Orbital Character: In the AM state, the spin magnetic moment is primarily derived from the $d_{xz}$ and $d_{yz}$ orbitals. Unlike some other systems, the formation of moments does not require inter-orbital transitions from the NM state but rather independent spin polarization on these orbitals.

B. Strain-Induced Transitions

Volume Control: The magnetic ground state is stabilized by lattice expansion (increasing cell volume), while the NM state is stabilized by lattice compression.
Linear Relationship: There is an almost linear relationship between the magnitude of the spin magnetic moment and the unit cell volume, particularly in the stretched regime.
Mechanism: Lattice expansion narrows the PDOS of the $d_{xz}$ and $d_{yz}$ orbitals, increasing electron localization and reducing the kinetic energy cost required to form a spin-polarized state.
Symmetry Breaking:
- Strains that preserve the $\{C_{4z}|t\}$ symmetry (e.g., isotropic expansion) maintain the Altermagnetic (AM) order.
- Strains that break this symmetry (e.g., $a \neq b$ ) result in a compensated ferrimagnetic order, though spin splitting persists across the Brillouin zone.

C. Band Structure Evolution

Spin Splitting: The width of the spin splitting in the band structure correlates directly with the magnitude of the spin magnetic moment.
Tunability: By applying strain, the spin magnetic moment can be continuously tuned from 0 (NM) to over $1.0 \mu_B$ , and the spin splitting width can be adjusted accordingly.

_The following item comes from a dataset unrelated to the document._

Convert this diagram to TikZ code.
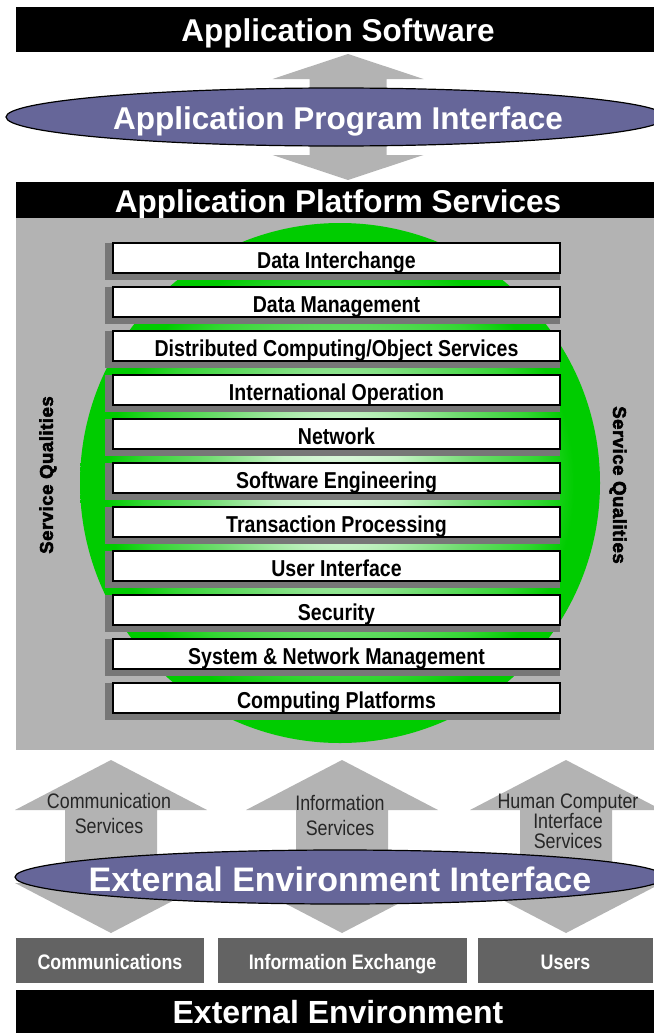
\documentclass[tikz,border=0pt]{standalone}
\usepackage{fontspec}
\setmainfont{Liberation Sans}
\newfontfamily\narrowfont[FakeStretch=0.85]{Liberation Sans}
\newfontfamily\heavyfont[BoldFeatures={FakeBold=3}, LetterSpace=3]{Liberation Sans}
\usepackage{tikz}
\usetikzlibrary{shapes.geometric, calc}

\definecolor{panelgrey}{RGB}{179,179,179}
\definecolor{shadowgrey}{RGB}{119,119,119}
\definecolor{boxgrey}{RGB}{99,99,99}
\definecolor{ovalblue}{RGB}{102,102,153}
\definecolor{orbgreen}{RGB}{0,204,0}
\definecolor{orbcore}{RGB}{226,249,226}
\definecolor{orbmid}{RGB}{112,220,112}
\pgfdeclareradialshading{orbglow}{\pgfpoint{0bp}{0bp}}{color(0bp)=(orbcore); color(6bp)=(orbcore!75!orbmid); color(13bp)=(orbmid); color(19bp)=(orbgreen!80!white); color(22.5bp)=(orbgreen); color(50bp)=(orbgreen)}

\begin{document}
\begin{tikzpicture}[x=1pt, y=-1pt,
  titlebar/.style={rectangle, fill=black, text=white, inner sep=0pt, minimum width=644pt, text height=24.6pt, text depth=0pt, font=\bfseries\fontsize{31.5}{32}\selectfont},
  oval/.style={ellipse, draw=black, line width=1.2pt, fill=ovalblue, inner sep=0pt},
  ovaltext/.style={text=white, inner sep=0pt, text height=24.6pt, text depth=0pt, font=\bfseries\fontsize{31.5}{32}\selectfont},
  layerbox/.style={rectangle, draw=black, line width=1.5pt, fill=white, inner sep=0pt, minimum width=447pt, minimum height=30pt, text height=20.5pt, text depth=0pt, font=\narrowfont\bfseries\fontsize{23}{23}\selectfont},
  sidelabel/.style={inner sep=0pt, font=\heavyfont\bfseries\fontsize{18.5}{18.5}\selectfont},
  svclabel/.style={align=center, inner sep=0pt, text=black!85, font=\narrowfont\fontsize{21}{25}\selectfont},
  envbox/.style={rectangle, fill=boxgrey, text=white, inner sep=0pt, minimum height=45pt, text height=18pt, text depth=0pt, font=\narrowfont\bfseries\fontsize{21}{21}\selectfont}]
\useasboundingbox (0,0) rectangle (653,1033);

% upper part
\node[titlebar, minimum height=45pt] (appsw) at (338,29.5) {Application Software};
\fill[panelgrey] (348,54) -- (423.5,79) -- (386.5,79) -- (386.5,155) -- (423.5,155) -- (348,180)
  -- (272.5,155) -- (309.5,155) -- (309.5,79) -- (272.5,79) -- cycle;
\node[oval, minimum width=660pt, minimum height=58pt] (api) at (336,117) {};
\node[ovaltext] (apitext) at (338,117) {Application Program Interface};
\node[titlebar, minimum height=36pt] (aps) at (338,200) {Application Platform Services};

% platform services
\fill[panelgrey] (16,218) rectangle (660,750);
\shade[shading=orbglow] (340,483) circle (260pt);
\foreach \lab [count=\i from 0] in {Data Interchange, Data Management, Distributed Computing/Object Services,
  International Operation, Network, Software Engineering, Transaction Processing, User Interface,
  Security, System \& Network Management, Computing Platforms} {
  \fill[shadowgrey] (105,243+44*\i) rectangle (560,280+44*\i);
  \node[layerbox] (layer\i) at (336.5,258+44*\i) {\lab};
}
\node[sidelabel, rotate=90] (qualleft) at (48,475) {Service Qualities};
\node[sidelabel, rotate=-90] (qualright) at (618,485) {Service Qualities};

% external environment
\foreach \cx in {111,342,566}
  \fill[panelgrey] (\cx,760) -- (\cx+96,810) -- (\cx+46,810) -- (\cx+46,883) -- (\cx+96,883) -- (\cx,933)
    -- (\cx-96,883) -- (\cx-46,883) -- (\cx-46,810) -- (\cx-96,810) -- cycle;
\node[svclabel] (commsvc) at (109,813) {Communication\\Services};
\node[svclabel] (infosvc) at (340,815) {Information\\Services};
\node[svclabel, font=\narrowfont\fontsize{21}{19.5}\selectfont] (hcisvc) at (568,821) {Human Computer\\Interface\\Services};
\node[oval, minimum width=650pt, minimum height=54pt] (eei) at (340,877) {};
\node[ovaltext, text height=28.3pt, font=\bfseries\fontsize{34}{34}\selectfont] (eeitext) at (eei) {External Environment Interface};
\node[envbox, minimum width=188pt] (commbox) at (110,960.5) {Communications};
\node[envbox, minimum width=249pt] (infobox) at (342.5,960.5) {Information Exchange};
\node[envbox, minimum width=175pt] (userbox) at (565.5,960.5) {Users};
\node[titlebar, minimum height=43pt, text height=24pt, font=\bfseries\fontsize{32}{32}\selectfont] (extenv) at (338,1011.5) {External Environment};
\end{tikzpicture}
\end{document}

5. Significance and Implications

Resolving Experimental Discrepancies: The findings suggest that the contradictory experimental results (NM vs. AM) arise from variations in the effective unit cell volume and electron correlation strength in different samples. Bulk samples with smaller volumes or weaker correlations remain NM, while strained films or samples with specific defect-induced volume expansions exhibit AM behavior.
Spintronic Applications: The ability to tune the magnetic moment and spin splitting via strain engineering offers a straightforward mechanism for controlling spintronic properties in 4d-electron correlated systems without relying on complex surface engineering.
Experimental Prediction: The authors predict that the Anomalous Hall Effect (AHE), a signature of altermagnetism, should appear or disappear sharply at the phase transition point under continuous strain. Furthermore, since the transition is first-order, longitudinal transport conductivity should exhibit discontinuous changes, providing a clear experimental verification path.
Theoretical Framework: The work establishes a generalized Stoner mechanism for 4d systems, highlighting the critical role of the interplay between electron correlation ( $U$ ) and the density of states ( $\rho(E_F)$ ) in determining magnetic ground states.